Au début du XIXe siècle, l'état de pauvreté dans lequel vivent les ouvriers des manufactures puis des usines suscite l'étonnement, la stupeur et bientôt la peur de leurs contemporains. Pour le décrire, le français emprunte à l'anglais le terme de paupérisme. On découvre une indigence qui n'est pas due à l'absence de travail mais à la nouvelle organisation du travail née de la révolution industrielle. Le travail ouvrier se caractérise par son insécurité permanente : "Ces populations de travailleurs, de plus en plus pressés, n'ont même pas la sécurité d'être toujours employés ; l'industrie qui les a convoquées ne les fait venir que lorsqu'elle a besoin d'elles et sitôt qu'elle peut s'en passer, elle les abandonne sans le moindre souci."(Eugène Buret). Cette indigence moderne, étroitement liée aux nouvelles exigences de productivité, marque un contraste absolu avec l'optimisme libéral du XVIIIe siècle, fort de la croyance en un "capitalisme utopique".

A la misère matérielle, s'ajoute, dans les récits, la dégradation morale. Les centres urbains sont malsains, les modes de vie des familles ouvrières y sont dégradés, les moeurs dépravées ; la promiscuité des sexes et des âges règne ; les hommes sont livrés au vice, à la violence et à l'alcool, les femmes à l'inconduite et à la prostitution, les enfants à la perversité. Aux yeux de la bourgeoisie, ces "classes laborieuses" se transforment bien vite en "classes dangeureuses" (selon le titre de l'ouvrage de Louis Chevalier). L'ordre politique et social est menacé. On peut lire dans le Journal des débats au lendemain de la révolte des canuts lyonnais en 1831 : "Les barbares qui menacent la société ne sont point en Caucase, ni dans les steppes de la Tartarie. Ils sont dans les faubourgs de nos villes manufacturières". Dans les années 1970, après plusieurs décennies de croissance et de généralisation de la protection sociale, la pauvreté réapparaît dans le débat public à travers les figures des "nouvaux pauvres", des "précaires" et des "exclus". Les mots ont changé, la perspective aussi : c'est la question de la réintégration  des exclus dans la société qui est désormais posée et non plus celle de la menace qu'ils représentent pour l'ordre établi.

La pauvreté absolue renvoie à la définition d'un minimum vital identiques en tous lieux (la Banque mondiale fixe le seuil à 400 dollars pr an). Mais cette mesure de la pauvreté n'est pas satisfaisante. La pauvreté est en effet un phénomère relatif, variable selon l'époque et avec la société.

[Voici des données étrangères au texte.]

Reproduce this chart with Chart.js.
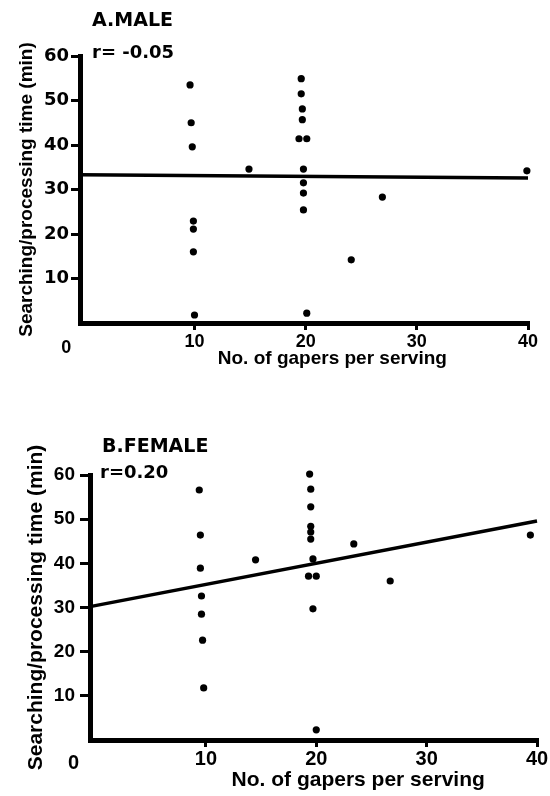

L'INSEE considère comme pauvre tout ménage dont le revenu est inférieur à la moitié du revenu médian (le revenu médian est le revenu tel que la moitié de la population gagne davantage et l'autre moitié moins). Cependant, à la pauvreté "monétaire" peut s'ajouter une pauvreté "d'existence" (absence de biens d'usage courant) et une pauvreté "subjective" (perceptions des écarts). Depuis une quinzaine d'années, la montée de l'exclusion constitue un fait social majeur théâtralisé par les médias qui alimente une représentation binaire du monde social entre dedans et dehors. L'instauration du RMI en 1988 a conduit à banaliser l'usage de la notion d'exclusion.

Elle ne résulte pas d'une discrimination officielle (l'exclusion au sens de l'apartheid), mais d'un processus de déstabilisation. Elle est la somme d'une série de déficits d'intégration qui dépendent de conditions d'accès au travail, au logement, au savoir, … Il existe des situations d'exclusion sans pauvreté (les chômeurs âgés, les préretraités non volontaires, les personnes âgées). Dans "Faut-il croire au travail ?", Robert Castel restitue le processus d'exclusion dans le champ de la sociologie du travail : il envisage le travail "non pas en tant que rapport technique de production, mais comme support privilégié d'inscription dans la structure sociale". Il définit ainsi trois zones : "l'association travail stable/insertion relationnelle solide caractérise une zone d'inrégration. A l'inverse, l'absence de participation de toute activité productive et l'isolement relationnel conjuguent leurs effets négatifs pour produire de l'exclusion ou plutôt de la désaffiliation. La vulnérabilité sociale est une zone intermédiaire, instable, qui conjugue précarité du travail et fragilité des supports de proximité".